» **DESCRIPTION OF THE TASK**:
Write out each line that follows exactly as it stands, without the pictures.

* START INFORMATION SHOWN *

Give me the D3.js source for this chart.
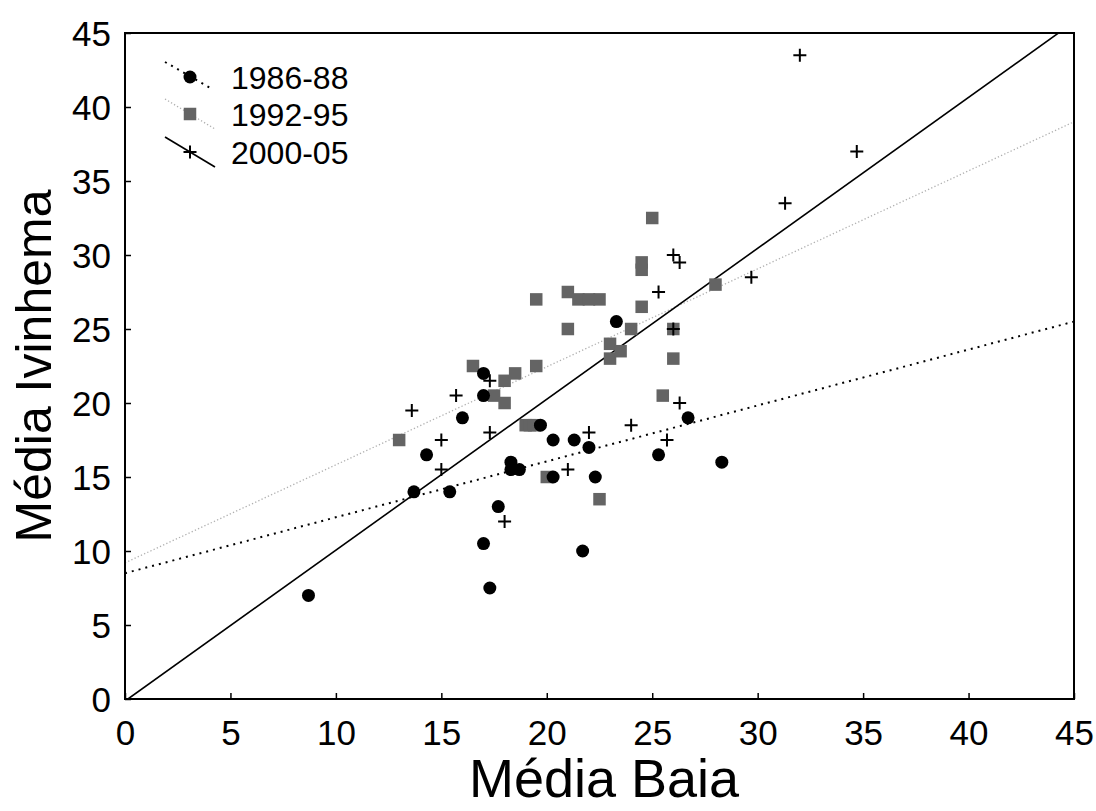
<!DOCTYPE html>
<html>
<head>
<meta charset="utf-8">
<script src="https://cdn.jsdelivr.net/npm/d3@7"></script>
<style>
  html, body { margin: 0; padding: 0; background: #fff; }
  svg { display: block; font-family: "Liberation Sans", Arial, sans-serif; }
</style>
</head>
<body>
<svg id="chart" width="1096" height="811"></svg>
<script>
// ---- data ----
const xTicks = [0, 5, 10, 15, 20, 25, 30, 35, 40, 45];
const yTicks = [0, 5, 10, 15, 20, 25, 30, 35, 40, 45];
const seriesNames = ["1986-88", "1992-95", "2000-05"];

const pts1986 = [
  [8.7, 7.0], [13.7, 14.0], [14.3, 16.5], [15.4, 14.0], [16.0, 19.0],
  [17.0, 22.0], [17.0, 20.5], [17.0, 10.5], [17.3, 7.5], [17.7, 13.0],
  [18.3, 16.0], [18.3, 15.5], [18.7, 15.5], [19.7, 18.5], [20.3, 17.5],
  [20.3, 15.0], [21.3, 17.5], [21.7, 10.0], [22.0, 17.0], [22.3, 15.0],
  [23.3, 25.5], [25.3, 16.5], [26.7, 19.0], [28.3, 16.0]
];
const pts1992 = [
  [13.0, 17.5], [16.5, 22.5], [17.5, 20.5], [18.0, 21.5], [18.0, 20.0],
  [18.5, 22.0], [19.0, 18.5], [19.2, 18.5], [19.4, 18.5], [19.5, 22.5],
  [19.5, 27.0], [20.0, 15.0], [21.0, 25.0], [21.0, 27.5], [21.5, 27.0],
  [22.0, 27.0], [22.5, 27.0], [22.5, 13.5], [23.0, 24.0], [23.0, 23.0],
  [23.5, 23.5], [24.0, 25.0], [24.5, 26.5], [24.5, 29.0], [24.5, 29.5],
  [25.0, 32.5], [25.5, 20.5], [26.0, 25.0], [26.0, 23.0], [28.0, 28.0]
];
const pts2000 = [
  [13.6, 19.5], [15.0, 17.5], [15.0, 15.5], [15.7, 20.5], [17.3, 21.5],
  [17.3, 18.0], [18.0, 12.0], [21.0, 15.5], [22.0, 18.0], [24.0, 18.5],
  [25.3, 27.5], [25.7, 17.5], [26.0, 30.0], [26.0, 25.0], [26.3, 29.5],
  [26.3, 20.0], [29.7, 28.5], [31.3, 33.5], [32.0, 43.5], [34.7, 37.0]
];
// fitted lines (x, y)
const fit1986 = [[0, 8.5], [45, 25.5]];
const fit1992 = [[0, 9.2], [45, 39.0]];
const fit2000 = [[0.14, 0], [45, 45.75]];

// ---- layout ----
const svg = d3.select("#chart");
const pL = 125, pR = 1074, pT = 33, pB = 699;
const x = d3.scaleLinear().domain([0, 45]).range([pL, pR]);
const y = d3.scaleLinear().domain([0, 45]).range([pB, pT]);

svg.append("defs").append("clipPath").attr("id", "plotclip")
  .append("rect").attr("x", pL).attr("y", pT)
  .attr("width", pR - pL).attr("height", pB - pT);

// fit lines
const line = d3.line().x(d => x(d[0])).y(d => y(d[1]));
const lg = svg.append("g").attr("clip-path", "url(#plotclip)");
lg.append("path").datum(fit1992).attr("d", line)
  .attr("fill", "none").attr("stroke", "#b0b0b0").attr("stroke-width", 1.3)
  .attr("stroke-dasharray", "1.3,2.2");
lg.append("path").datum(fit1986).attr("d", line)
  .attr("fill", "none").attr("stroke", "#000").attr("stroke-width", 2)
  .attr("stroke-dasharray", "2,5");
lg.append("path").datum(fit2000).attr("d", line)
  .attr("fill", "none").attr("stroke", "#000").attr("stroke-width", 1.6);

// markers
const gray = "#646464";
const sq = 12.5, rad = 6.5, pl = 6.5;
function plus(g, cx, cy) {
  g.append("path")
    .attr("d", `M${cx - pl},${cy}H${cx + pl}M${cx},${cy - pl}V${cy + pl}`)
    .attr("stroke", "#000").attr("stroke-width", 2).attr("fill", "none");
}
const mg = svg.append("g");
mg.selectAll("rect.s").data(pts1992).join("rect").attr("class", "s")
  .attr("x", d => x(d[0]) - sq / 2).attr("y", d => y(d[1]) - sq / 2)
  .attr("width", sq).attr("height", sq).attr("fill", gray);
mg.selectAll("circle.c").data(pts1986).join("circle").attr("class", "c")
  .attr("cx", d => x(d[0])).attr("cy", d => y(d[1])).attr("r", rad).attr("fill", "#000");
pts2000.forEach(d => plus(mg, x(d[0]), y(d[1])));

// frame
svg.append("rect").attr("x", pL).attr("y", pT)
  .attr("width", pR - pL).attr("height", pB - pT)
  .attr("fill", "none").attr("stroke", "#000").attr("stroke-width", 2);

// axes (ticks inward)
const xAxis = d3.axisBottom(x).tickValues(xTicks).tickSize(-6).tickPadding(24);
const yAxis = d3.axisLeft(y).tickValues(yTicks).tickSize(-6).tickPadding(20);
const gx = svg.append("g").attr("transform", `translate(0,${pB})`).call(xAxis);
const gy = svg.append("g").attr("transform", `translate(${pL},0)`).call(yAxis);
[gx, gy].forEach(g => {
  g.select(".domain").remove();
  g.selectAll(".tick line").attr("stroke", "#000").attr("stroke-width", 1.5);
  g.selectAll(".tick text").attr("fill", "#000")
    .style("font-size", "35px").style("font-family", '"Liberation Sans", Arial, sans-serif');
});
gx.selectAll(".tick text").attr("dy", "0.71em").attr("y", 21);
gy.selectAll(".tick text").attr("x", -14).attr("dy", "0.36em");

// axis titles
svg.append("text").attr("x", 604).attr("y", 797)
  .attr("text-anchor", "middle").style("font-size", "54px").text("Média Baia");
svg.append("text").attr("transform", `translate(51,${(pT + pB) / 2}) rotate(-90)`)
  .attr("text-anchor", "middle").style("font-size", "50px").text("Média Ivinhema");

// legend
const legend = svg.append("g");
const legRows = [
  { name: seriesNames[0], y: 77, l: [[165, 62], [212, 89]], dash: "2,5", color: "#000", w: 2, mark: "circle" },
  { name: seriesNames[1], y: 114, l: [[165, 99], [215, 129]], dash: "1.3,2.2", color: "#b0b0b0", w: 1.3, mark: "square" },
  { name: seriesNames[2], y: 152, l: [[165, 137], [215, 167]], dash: null, color: "#000", w: 1.6, mark: "plus" }
];
legRows.forEach(r => {
  const p = legend.append("line")
    .attr("x1", r.l[0][0]).attr("y1", r.l[0][1]).attr("x2", r.l[1][0]).attr("y2", r.l[1][1])
    .attr("stroke", r.color).attr("stroke-width", r.w);
  if (r.dash) p.attr("stroke-dasharray", r.dash);
  const mx = 190;
  if (r.mark === "circle") legend.append("circle").attr("cx", mx).attr("cy", r.y).attr("r", rad).attr("fill", "#000");
  else if (r.mark === "square") legend.append("rect").attr("x", mx - sq / 2).attr("y", r.y - sq / 2).attr("width", sq).attr("height", sq).attr("fill", gray);
  else plus(legend, mx, r.y);
  legend.append("text").attr("x", 231).attr("y", r.y).attr("dy", "0.36em")
    .style("font-size", "32px").attr("fill", "#000").text(r.name);
});
</script>
</body>
</html>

* END INFORMATION SHOWN *

» **CORRECT OUTPUT**:
Give me the D3.js source for this chart.
<!DOCTYPE html>
<html>
<head>
<meta charset="utf-8">
<script src="https://cdn.jsdelivr.net/npm/d3@7"></script>
<style>
  html, body { margin: 0; padding: 0; background: #fff; }
  svg { display: block; font-family: "Liberation Sans", Arial, sans-serif; }
</style>
</head>
<body>
<svg id="chart" width="1096" height="811"></svg>
<script>
// ---- data ----
const xTicks = [0, 5, 10, 15, 20, 25, 30, 35, 40, 45];
const yTicks = [0, 5, 10, 15, 20, 25, 30, 35, 40, 45];
const seriesNames = ["1986-88", "1992-95", "2000-05"];

const pts1986 = [
  [8.7, 7.0], [13.7, 14.0], [14.3, 16.5], [15.4, 14.0], [16.0, 19.0],
  [17.0, 22.0], [17.0, 20.5], [17.0, 10.5], [17.3, 7.5], [17.7, 13.0],
  [18.3, 16.0], [18.3, 15.5], [18.7, 15.5], [19.7, 18.5], [20.3, 17.5],
  [20.3, 15.0], [21.3, 17.5], [21.7, 10.0], [22.0, 17.0], [22.3, 15.0],
  [23.3, 25.5], [25.3, 16.5], [26.7, 19.0], [28.3, 16.0]
];
const pts1992 = [
  [13.0, 17.5], [16.5, 22.5], [17.5, 20.5], [18.0, 21.5], [18.0, 20.0],
  [18.5, 22.0], [19.0, 18.5], [19.2, 18.5], [19.4, 18.5], [19.5, 22.5],
  [19.5, 27.0], [20.0, 15.0], [21.0, 25.0], [21.0, 27.5], [21.5, 27.0],
  [22.0, 27.0], [22.5, 27.0], [22.5, 13.5], [23.0, 24.0], [23.0, 23.0],
  [23.5, 23.5], [24.0, 25.0], [24.5, 26.5], [24.5, 29.0], [24.5, 29.5],
  [25.0, 32.5], [25.5, 20.5], [26.0, 25.0], [26.0, 23.0], [28.0, 28.0]
];
const pts2000 = [
  [13.6, 19.5], [15.0, 17.5], [15.0, 15.5], [15.7, 20.5], [17.3, 21.5],
  [17.3, 18.0], [18.0, 12.0], [21.0, 15.5], [22.0, 18.0], [24.0, 18.5],
  [25.3, 27.5], [25.7, 17.5], [26.0, 30.0], [26.0, 25.0], [26.3, 29.5],
  [26.3, 20.0], [29.7, 28.5], [31.3, 33.5], [32.0, 43.5], [34.7, 37.0]
];
// fitted lines (x, y)
const fit1986 = [[0, 8.5], [45, 25.5]];
const fit1992 = [[0, 9.2], [45, 39.0]];
const fit2000 = [[0.14, 0], [45, 45.75]];

// ---- layout ----
const svg = d3.select("#chart");
const pL = 125, pR = 1074, pT = 33, pB = 699;
const x = d3.scaleLinear().domain([0, 45]).range([pL, pR]);
const y = d3.scaleLinear().domain([0, 45]).range([pB, pT]);

svg.append("defs").append("clipPath").attr("id", "plotclip")
  .append("rect").attr("x", pL).attr("y", pT)
  .attr("width", pR - pL).attr("height", pB - pT);

// fit lines
const line = d3.line().x(d => x(d[0])).y(d => y(d[1]));
const lg = svg.append("g").attr("clip-path", "url(#plotclip)");
lg.append("path").datum(fit1992).attr("d", line)
  .attr("fill", "none").attr("stroke", "#b0b0b0").attr("stroke-width", 1.3)
  .attr("stroke-dasharray", "1.3,2.2");
lg.append("path").datum(fit1986).attr("d", line)
  .attr("fill", "none").attr("stroke", "#000").attr("stroke-width", 2)
  .attr("stroke-dasharray", "2,5");
lg.append("path").datum(fit2000).attr("d", line)
  .attr("fill", "none").attr("stroke", "#000").attr("stroke-width", 1.6);

// markers
const gray = "#646464";
const sq = 12.5, rad = 6.5, pl = 6.5;
function plus(g, cx, cy) {
  g.append("path")
    .attr("d", `M${cx - pl},${cy}H${cx + pl}M${cx},${cy - pl}V${cy + pl}`)
    .attr("stroke", "#000").attr("stroke-width", 2).attr("fill", "none");
}
const mg = svg.append("g");
mg.selectAll("rect.s").data(pts1992).join("rect").attr("class", "s")
  .attr("x", d => x(d[0]) - sq / 2).attr("y", d => y(d[1]) - sq / 2)
  .attr("width", sq).attr("height", sq).attr("fill", gray);
mg.selectAll("circle.c").data(pts1986).join("circle").attr("class", "c")
  .attr("cx", d => x(d[0])).attr("cy", d => y(d[1])).attr("r", rad).attr("fill", "#000");
pts2000.forEach(d => plus(mg, x(d[0]), y(d[1])));

// frame
svg.append("rect").attr("x", pL).attr("y", pT)
  .attr("width", pR - pL).attr("height", pB - pT)
  .attr("fill", "none").attr("stroke", "#000").attr("stroke-width", 2);

// axes (ticks inward)
const xAxis = d3.axisBottom(x).tickValues(xTicks).tickSize(-6).tickPadding(24);
const yAxis = d3.axisLeft(y).tickValues(yTicks).tickSize(-6).tickPadding(20);
const gx = svg.append("g").attr("transform", `translate(0,${pB})`).call(xAxis);
const gy = svg.append("g").attr("transform", `translate(${pL},0)`).call(yAxis);
[gx, gy].forEach(g => {
  g.select(".domain").remove();
  g.selectAll(".tick line").attr("stroke", "#000").attr("stroke-width", 1.5);
  g.selectAll(".tick text").attr("fill", "#000")
    .style("font-size", "35px").style("font-family", '"Liberation Sans", Arial, sans-serif');
});
gx.selectAll(".tick text").attr("dy", "0.71em").attr("y", 21);
gy.selectAll(".tick text").attr("x", -14).attr("dy", "0.36em");

// axis titles
svg.append("text").attr("x", 604).attr("y", 797)
  .attr("text-anchor", "middle").style("font-size", "54px").text("Média Baia");
svg.append("text").attr("transform", `translate(51,${(pT + pB) / 2}) rotate(-90)`)
  .attr("text-anchor", "middle").style("font-size", "50px").text("Média Ivinhema");

// legend
const legend = svg.append("g");
const legRows = [
  { name: seriesNames[0], y: 77, l: [[165, 62], [212, 89]], dash: "2,5", color: "#000", w: 2, mark: "circle" },
  { name: seriesNames[1], y: 114, l: [[165, 99], [215, 129]], dash: "1.3,2.2", color: "#b0b0b0", w: 1.3, mark: "square" },
  { name: seriesNames[2], y: 152, l: [[165, 137], [215, 167]], dash: null, color: "#000", w: 1.6, mark: "plus" }
];
legRows.forEach(r => {
  const p = legend.append("line")
    .attr("x1", r.l[0][0]).attr("y1", r.l[0][1]).attr("x2", r.l[1][0]).attr("y2", r.l[1][1])
    .attr("stroke", r.color).attr("stroke-width", r.w);
  if (r.dash) p.attr("stroke-dasharray", r.dash);
  const mx = 190;
  if (r.mark === "circle") legend.append("circle").attr("cx", mx).attr("cy", r.y).attr("r", rad).attr("fill", "#000");
  else if (r.mark === "square") legend.append("rect").attr("x", mx - sq / 2).attr("y", r.y - sq / 2).attr("width", sq).attr("height", sq).attr("fill", gray);
  else plus(legend, mx, r.y);
  legend.append("text").attr("x", 231).attr("y", r.y).attr("dy", "0.36em")
    .style("font-size", "32px").attr("fill", "#000").text(r.name);
});
</script>
</body>
</html>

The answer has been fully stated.